A França não estava alheia a esse turbilhão de acontecimentos, pelo contrário, na Europa Ocidental, era um dos seus centros motrizes. Mais do que qualquer país europeu, teve seu orgulho ferido pelos acontecimentos da Segunda Guerra Mundial. A suntuosidade napoleônica se desvaneceu,  quando o exército nazista desfilou triunfante pelas avenidas de Paris em junho de 1940. Hitler fez questão de vingar a situação vexatória por que passou a Alemanha em razão das conseqüências da assinatura do Tratado de Versalhes, em Paris (1919), que colocava fim a Primeira Guerra. Hitler participou em 22 de junho de 1940, no bosque de Compiègne, da assinatura do armistício com a França, que admite assim a derrota. O acordo foi selado no mesmo vagão de trem em que a Alemanha reconheceu a vitória da entende, há 22 anos (BRENER,1998, p. 152)
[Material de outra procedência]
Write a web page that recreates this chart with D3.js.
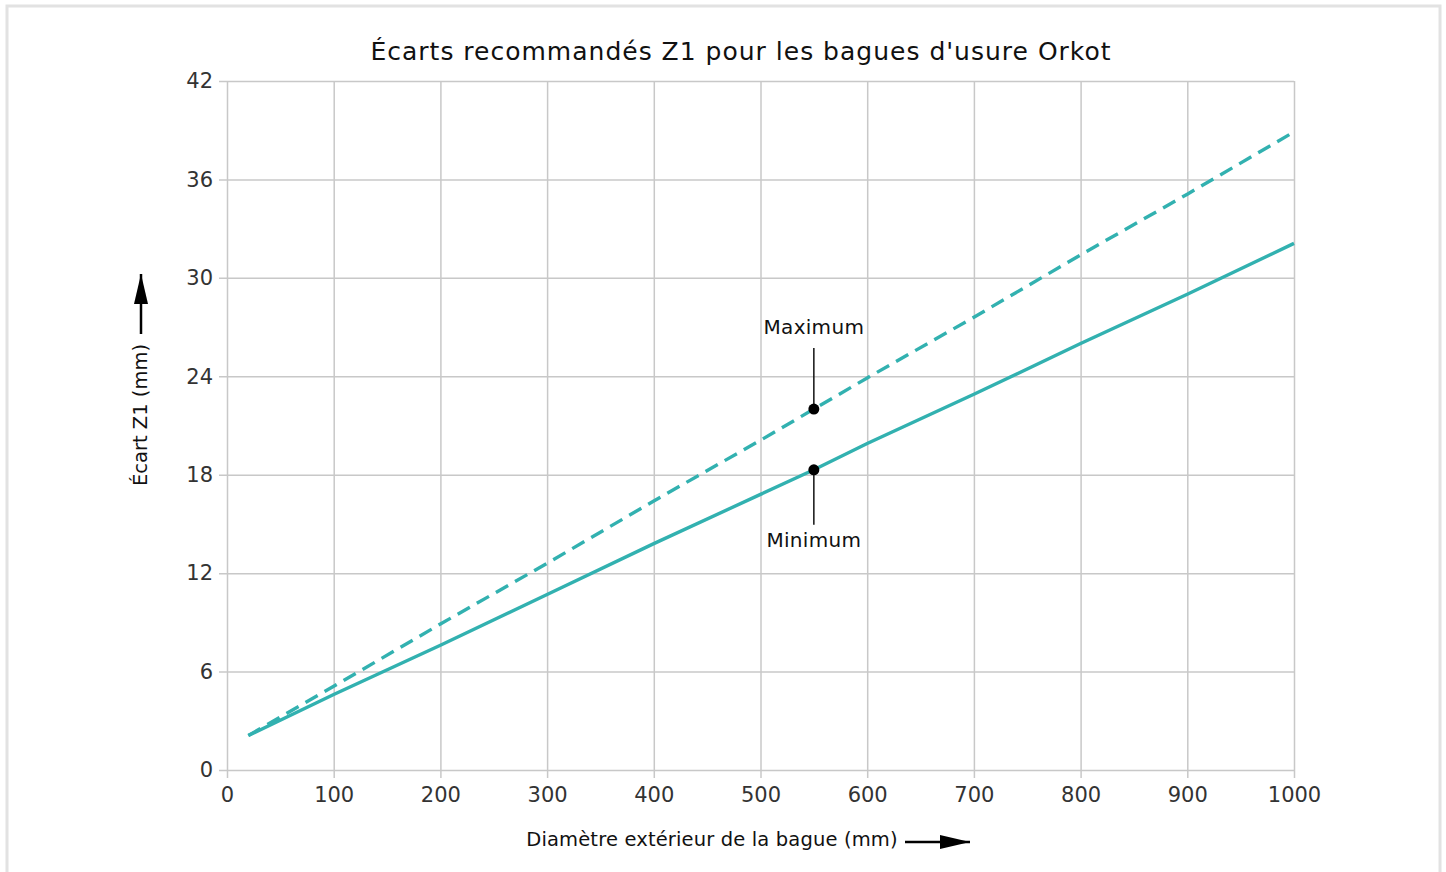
<!DOCTYPE html>
<html lang="fr">
<head>
<meta charset="UTF-8">
<script src="https://cdn.jsdelivr.net/npm/d3@7"></script>
<title>Écarts recommandés Z1</title>
<style>
    body { margin: 0; background: #fff; }
    svg { display: block; font-family: "DejaVu Sans", sans-serif; }
    .grid line { stroke: #c8c8c8; stroke-width: 1.5; }
    .axis text { fill: #333; font-size: 21px; font-family: "DejaVu Sans", sans-serif; }
    .axis path { display: none; }
</style>
</head>
<body>
<div id="chart"></div>
<script>
    const width = 1446,
        height = 872;
    const margin = {left: 227, right: 152, top: 81, bottom: 102};

    // diamètre extérieur (mm)
    const diam = [20, 100, 200, 300, 400, 500, 550, 600, 700, 800, 900, 1000];
    const ecartMin = [2.1, 4.6, 7.6, 10.7, 13.8, 16.8, 18.3, 19.9, 22.9, 26.0, 29.0, 32.1];
    const ecartMax = [2.1, 5.1, 8.9, 12.6, 16.4, 20.1, 22.0, 23.9, 27.6, 31.4, 35.1, 38.9];
    const xTicks = [0, 100, 200, 300, 400, 500, 600, 700, 800, 900, 1000];
    const yTicks = [0, 6, 12, 18, 24, 30, 36, 42];
    const marks = [
        {label: "Maximum", x: 550, y: 22.0, side: "top"},
        {label: "Minimum", x: 550, y: 18.3, side: "bottom"}
    ];

    const teal = "#32b1b0";

    const x = d3.scaleLinear().domain([0, 1000]).range([margin.left, width - margin.right]);
    const y = d3.scaleLinear().domain([0, 42]).range([height - margin.bottom, margin.top]);

    const svg = d3.select("#chart").append("svg")
        .attr("width", width)
        .attr("height", height);

    // cadre gris
    svg.append("rect")
        .attr("x", 7).attr("y", 6)
        .attr("width", 1433).attr("height", 900)
        .attr("fill", "none")
        .attr("stroke", "#e2e2e2")
        .attr("stroke-width", 3);

    // grille + ticks
    svg.append("g")
        .attr("class", "grid axis")
        .attr("transform", `translate(0, ${y(0)})`)
        .call(d3.axisBottom(x).tickValues(xTicks).tickFormat(d3.format("d"))
            .tickSize(-(y(0) - y(42))).tickPadding(17))
        .call(g => g.selectAll(".tick line").attr("y1", 8));

    svg.append("g")
        .attr("class", "grid axis")
        .attr("transform", `translate(${x(0)}, 0)`)
        .call(d3.axisLeft(y).tickValues(yTicks).tickSize(-(x(1000) - x(0))).tickPadding(14))
        .call(g => g.selectAll(".tick line").attr("x1", -8));

    // courbes
    const line = d3.line()
        .x(d => x(d[0]))
        .y(d => y(d[1]));

    svg.append("path")
        .datum(d3.zip(diam, ecartMax))
        .attr("d", line)
        .attr("fill", "none")
        .attr("stroke", teal)
        .attr("stroke-width", 3.4)
        .attr("stroke-dasharray", "14 8");

    svg.append("path")
        .datum(d3.zip(diam, ecartMin))
        .attr("d", line)
        .attr("fill", "none")
        .attr("stroke", teal)
        .attr("stroke-width", 3.4);

    // annotations
    const ann = svg.append("g").selectAll("g").data(marks).join("g");
    ann.append("line")
        .attr("x1", d => x(d.x)).attr("x2", d => x(d.x))
        .attr("y1", d => y(d.y))
        .attr("y2", d => d.side === "top" ? y(d.y) - 61 : y(d.y) + 55)
        .attr("stroke", "#111").attr("stroke-width", 1.5);
    ann.append("circle")
        .attr("cx", d => x(d.x)).attr("cy", d => y(d.y))
        .attr("r", 5.5).attr("fill", "#000");
    ann.append("text")
        .attr("x", d => x(d.x))
        .attr("y", d => d.side === "top" ? y(d.y) - 75 : y(d.y) + 77)
        .attr("text-anchor", "middle")
        .attr("font-size", 20)
        .attr("letter-spacing", 0.3)
        .attr("fill", "#111")
        .text(d => d.label);

    // titre
    svg.append("text")
        .attr("x", 741).attr("y", 60)
        .attr("text-anchor", "middle")
        .attr("font-size", 25)
        .attr("letter-spacing", 1)
        .attr("fill", "#111")
        .text("Écarts recommandés Z1 pour les bagues d'usure Orkot");

    // flèches
    svg.append("defs").append("marker")
        .attr("id", "arrow")
        .attr("viewBox", "0 0 10 10")
        .attr("refX", 10).attr("refY", 5)
        .attr("markerWidth", 30).attr("markerHeight", 14)
        .attr("markerUnits", "userSpaceOnUse")
        .attr("preserveAspectRatio", "none")
        .attr("orient", "auto")
        .append("path").attr("d", "M0,0L10,5L0,10Z").attr("fill", "#000");

    // titre axe x
    svg.append("text")
        .attr("x", 712).attr("y", 846)
        .attr("text-anchor", "middle")
        .attr("font-size", 19.5)
        .attr("letter-spacing", 0.15)
        .attr("fill", "#111")
        .text("Diamètre extérieur de la bague (mm)");
    svg.append("path")
        .attr("d", "M905,842H970")
        .attr("stroke", "#000").attr("stroke-width", 2.5)
        .attr("marker-end", "url(#arrow)");

    // titre axe y
    svg.append("text")
        .attr("transform", "translate(147, 415) rotate(-90)")
        .attr("text-anchor", "middle")
        .attr("font-size", 19.5)
        .attr("fill", "#111")
        .text("Écart Z1 (mm)");
    svg.append("path")
        .attr("d", "M141,334V274")
        .attr("stroke", "#000").attr("stroke-width", 2.5)
        .attr("marker-end", "url(#arrow)");
</script>
</body>
</html>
O armistício assinado foi uma vergonha. A França foi dividida. Dois terços do território foram entregues aos nazistas, a outra parte, ficou sob a regência de um governo colaboracionista.

Centenas de oficiais de guerra e soldados foram presos e mantidos em cativeiro. Aviões, tanques e armas foram colocados à disposição dos alemães para serem usados contra os aliados.

No início do pós-guerra, a miséria se alastrou ao ponto de ser o principal marketing dos socialistas.
Os EUA injetaram milhões na economia francesa, mas, mesmo assim, dois dos três principais partidos eram de esquerda: o Partido Comunista Francês (PCF) e o Partido Socialista (PS).

O general Charles de Gaulle governou a França por toda a década (1958-69). De Gaulle era um dos poucos oficiais superiores que não apoiaram o armistício assinado com a Alemanha em 1940. Por conta disso, foi condenado à pena de morte.

Refugiado em Londres, organizou o movimento de resistência. No entanto, como todo militar da época, ele também era conservador e autoritário. Segundo Hobsbawm tinha uma “formação reacionária católica” (1999, p. 146). A instabilidade política foi uma marca de seu governo.

O populismo do general era questionado pelos partidos de esquerda. Pregou o patriotismo e alimentou a idéia de que a França ainda era a senhora da Europa. Em 1960, chegou a fazer experimentos com a bomba atômica e, em 1968, fabricou a bomba de hidrogênio. O não-alinhamento aos EUA acabou por levar a França a sair do Comando Unificado da OTAN em 1966.

A França do pós-guerra foi reconstruída pelo general De Gaulle com base no mito de que, em essência, a França eterna jamais aceitara a derrota. Como ele próprio declarou: ‘ A Resistência foi um blefe que deu certo’ (Gillois, 1973, p. 164). É um ato político o fato de os únicos combatentes da Segunda Guerra Mundial comemorados em memoriais de guerra francesa hoje serem combatentes da Resistência que se fizeram parte das forças de De Gaulle. Contudo, a França não é de modo algum o único caso de um Estado construído sobre a mística da Resistência (HOBSBAWM, 1999, 165).

No dia 22 de maio de 1968, 10 milhões de trabalhadores entram em greve. Foi a maior greve já realizada na França até então e a maior de toda a Europa. “Sejamos realistas: eximamos o impossível!” gritavam. O impacto repercutiu mundialmente. A derrocada do general De Gaulle estava decretada. “A Extraordinária irrupção de maio de 1968, em Paris, epicentro de um levante estudantil continental... encerrou a era do general De Gaulle na França” (Hobsbawm, 1999, p. 293).